§ Data excerpts
**********
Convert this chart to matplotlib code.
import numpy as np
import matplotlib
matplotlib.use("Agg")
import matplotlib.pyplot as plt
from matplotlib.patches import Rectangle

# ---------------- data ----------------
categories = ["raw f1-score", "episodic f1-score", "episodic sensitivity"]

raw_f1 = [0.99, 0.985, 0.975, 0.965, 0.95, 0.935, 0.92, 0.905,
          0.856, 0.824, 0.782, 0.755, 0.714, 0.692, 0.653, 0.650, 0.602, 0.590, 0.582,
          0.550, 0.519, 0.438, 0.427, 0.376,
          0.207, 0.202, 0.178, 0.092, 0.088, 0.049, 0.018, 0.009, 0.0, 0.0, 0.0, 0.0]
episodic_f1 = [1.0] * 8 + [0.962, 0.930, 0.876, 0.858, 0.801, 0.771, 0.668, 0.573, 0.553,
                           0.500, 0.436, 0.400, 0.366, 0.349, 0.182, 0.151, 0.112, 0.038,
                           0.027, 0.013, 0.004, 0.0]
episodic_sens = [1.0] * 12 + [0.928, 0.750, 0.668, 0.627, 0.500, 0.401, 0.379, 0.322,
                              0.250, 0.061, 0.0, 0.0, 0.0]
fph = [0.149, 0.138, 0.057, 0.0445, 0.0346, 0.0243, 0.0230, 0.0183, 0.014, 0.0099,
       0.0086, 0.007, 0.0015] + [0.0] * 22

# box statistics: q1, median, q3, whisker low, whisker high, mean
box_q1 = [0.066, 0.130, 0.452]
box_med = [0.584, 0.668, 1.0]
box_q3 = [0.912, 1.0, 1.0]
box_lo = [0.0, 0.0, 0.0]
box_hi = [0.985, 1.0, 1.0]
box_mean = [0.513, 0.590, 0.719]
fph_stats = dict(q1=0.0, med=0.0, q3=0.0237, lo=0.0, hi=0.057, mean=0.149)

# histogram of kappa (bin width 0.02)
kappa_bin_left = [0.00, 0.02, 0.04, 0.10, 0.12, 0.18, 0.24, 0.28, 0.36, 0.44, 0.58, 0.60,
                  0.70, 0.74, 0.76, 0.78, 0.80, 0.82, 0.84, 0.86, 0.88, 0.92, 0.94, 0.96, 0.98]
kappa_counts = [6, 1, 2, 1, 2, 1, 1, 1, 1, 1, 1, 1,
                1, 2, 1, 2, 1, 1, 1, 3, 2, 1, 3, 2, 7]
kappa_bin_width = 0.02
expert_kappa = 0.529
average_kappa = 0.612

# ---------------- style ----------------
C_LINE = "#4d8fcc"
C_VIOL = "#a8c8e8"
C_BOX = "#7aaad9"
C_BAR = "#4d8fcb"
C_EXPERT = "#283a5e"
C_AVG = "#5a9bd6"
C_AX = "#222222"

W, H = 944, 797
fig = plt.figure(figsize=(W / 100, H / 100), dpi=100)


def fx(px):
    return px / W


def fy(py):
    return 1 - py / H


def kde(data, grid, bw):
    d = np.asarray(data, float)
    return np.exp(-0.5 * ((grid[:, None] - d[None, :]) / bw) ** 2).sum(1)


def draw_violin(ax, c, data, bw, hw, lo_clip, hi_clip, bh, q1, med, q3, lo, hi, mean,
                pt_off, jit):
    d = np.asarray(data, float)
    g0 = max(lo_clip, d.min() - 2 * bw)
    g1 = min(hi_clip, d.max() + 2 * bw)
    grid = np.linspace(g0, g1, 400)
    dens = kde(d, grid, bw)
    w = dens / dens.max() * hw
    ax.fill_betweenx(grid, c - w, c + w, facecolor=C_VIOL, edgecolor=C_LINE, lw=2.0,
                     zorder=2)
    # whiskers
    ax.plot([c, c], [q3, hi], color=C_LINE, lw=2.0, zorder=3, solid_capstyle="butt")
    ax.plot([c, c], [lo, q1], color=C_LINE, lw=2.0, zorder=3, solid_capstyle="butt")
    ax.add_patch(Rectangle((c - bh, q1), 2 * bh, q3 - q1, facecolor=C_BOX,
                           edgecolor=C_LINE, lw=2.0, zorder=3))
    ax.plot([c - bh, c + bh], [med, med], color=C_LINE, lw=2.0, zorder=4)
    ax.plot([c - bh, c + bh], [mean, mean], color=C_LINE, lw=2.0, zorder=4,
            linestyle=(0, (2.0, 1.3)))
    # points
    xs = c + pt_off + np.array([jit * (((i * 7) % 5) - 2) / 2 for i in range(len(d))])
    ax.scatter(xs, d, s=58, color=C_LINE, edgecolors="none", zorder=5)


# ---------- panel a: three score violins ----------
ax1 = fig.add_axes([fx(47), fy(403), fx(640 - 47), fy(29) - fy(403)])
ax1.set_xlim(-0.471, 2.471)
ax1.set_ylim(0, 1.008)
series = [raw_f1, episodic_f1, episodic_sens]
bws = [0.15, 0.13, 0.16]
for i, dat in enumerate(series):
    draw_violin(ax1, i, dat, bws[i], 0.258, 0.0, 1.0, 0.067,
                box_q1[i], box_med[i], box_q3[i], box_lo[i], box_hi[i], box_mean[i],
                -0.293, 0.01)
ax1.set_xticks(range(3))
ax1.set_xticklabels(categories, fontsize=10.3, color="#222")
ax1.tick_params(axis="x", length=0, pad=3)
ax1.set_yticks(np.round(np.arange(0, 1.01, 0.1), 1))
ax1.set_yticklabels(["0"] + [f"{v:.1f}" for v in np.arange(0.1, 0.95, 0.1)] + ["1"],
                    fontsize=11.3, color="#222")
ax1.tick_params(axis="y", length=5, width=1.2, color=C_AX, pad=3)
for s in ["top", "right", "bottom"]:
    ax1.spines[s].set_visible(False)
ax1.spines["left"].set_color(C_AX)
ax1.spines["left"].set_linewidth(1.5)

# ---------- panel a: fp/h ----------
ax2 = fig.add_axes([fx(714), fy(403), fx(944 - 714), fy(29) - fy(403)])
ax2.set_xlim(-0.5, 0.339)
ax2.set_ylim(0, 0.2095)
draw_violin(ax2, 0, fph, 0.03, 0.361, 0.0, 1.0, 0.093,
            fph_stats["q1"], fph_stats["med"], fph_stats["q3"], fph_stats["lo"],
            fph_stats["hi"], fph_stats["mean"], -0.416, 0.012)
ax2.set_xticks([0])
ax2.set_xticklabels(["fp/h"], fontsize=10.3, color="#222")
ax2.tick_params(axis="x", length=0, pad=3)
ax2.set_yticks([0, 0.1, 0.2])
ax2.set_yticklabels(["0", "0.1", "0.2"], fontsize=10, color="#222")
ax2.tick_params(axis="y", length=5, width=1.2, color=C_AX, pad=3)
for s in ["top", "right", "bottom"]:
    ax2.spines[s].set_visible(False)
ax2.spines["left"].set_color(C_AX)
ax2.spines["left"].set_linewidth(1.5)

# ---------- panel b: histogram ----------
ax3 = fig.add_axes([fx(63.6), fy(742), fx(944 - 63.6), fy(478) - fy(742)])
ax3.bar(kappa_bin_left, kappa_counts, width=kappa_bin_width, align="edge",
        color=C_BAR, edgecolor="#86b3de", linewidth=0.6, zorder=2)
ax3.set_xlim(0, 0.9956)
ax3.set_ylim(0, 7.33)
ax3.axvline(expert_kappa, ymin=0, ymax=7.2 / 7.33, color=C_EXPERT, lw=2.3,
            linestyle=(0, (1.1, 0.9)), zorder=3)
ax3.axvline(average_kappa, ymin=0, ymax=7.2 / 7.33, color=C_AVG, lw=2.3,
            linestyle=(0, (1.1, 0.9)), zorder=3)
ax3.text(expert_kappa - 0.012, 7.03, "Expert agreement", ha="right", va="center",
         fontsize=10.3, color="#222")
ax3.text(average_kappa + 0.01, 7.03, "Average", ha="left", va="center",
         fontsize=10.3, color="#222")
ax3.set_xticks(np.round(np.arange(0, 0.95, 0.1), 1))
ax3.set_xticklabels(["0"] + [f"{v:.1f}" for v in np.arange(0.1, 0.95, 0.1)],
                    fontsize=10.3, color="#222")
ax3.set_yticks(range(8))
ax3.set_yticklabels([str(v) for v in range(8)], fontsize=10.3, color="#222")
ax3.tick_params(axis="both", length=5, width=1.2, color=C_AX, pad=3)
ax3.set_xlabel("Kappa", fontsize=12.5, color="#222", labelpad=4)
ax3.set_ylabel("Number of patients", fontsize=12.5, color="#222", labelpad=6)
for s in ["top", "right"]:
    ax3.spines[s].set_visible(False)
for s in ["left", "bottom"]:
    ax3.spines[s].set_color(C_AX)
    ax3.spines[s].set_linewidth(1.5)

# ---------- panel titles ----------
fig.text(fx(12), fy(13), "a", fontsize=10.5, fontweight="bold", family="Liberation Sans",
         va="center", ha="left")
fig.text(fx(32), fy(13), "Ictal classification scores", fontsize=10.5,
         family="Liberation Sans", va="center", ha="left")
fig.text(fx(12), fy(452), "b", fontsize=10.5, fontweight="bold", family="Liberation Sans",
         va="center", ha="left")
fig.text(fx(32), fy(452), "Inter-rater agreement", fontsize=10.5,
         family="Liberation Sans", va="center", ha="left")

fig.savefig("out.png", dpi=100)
**********
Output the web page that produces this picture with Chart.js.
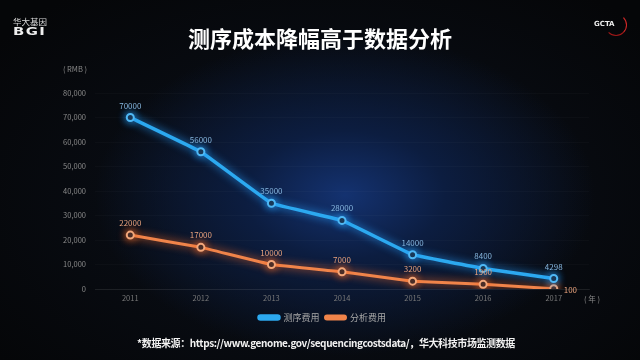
**********
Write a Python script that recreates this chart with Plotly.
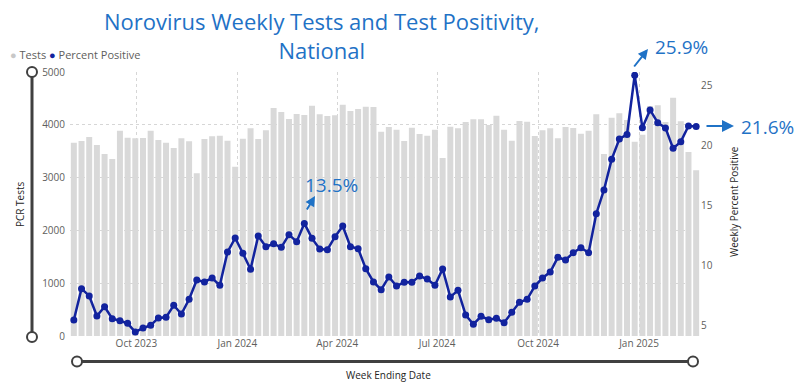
**********
§ Directive
Look through the records and gather every line containing "matplotlib".

§ Output for this task
Convert this chart to matplotlib code.
import matplotlib
matplotlib.use("Agg")
import matplotlib.pyplot as plt
from matplotlib.patches import Rectangle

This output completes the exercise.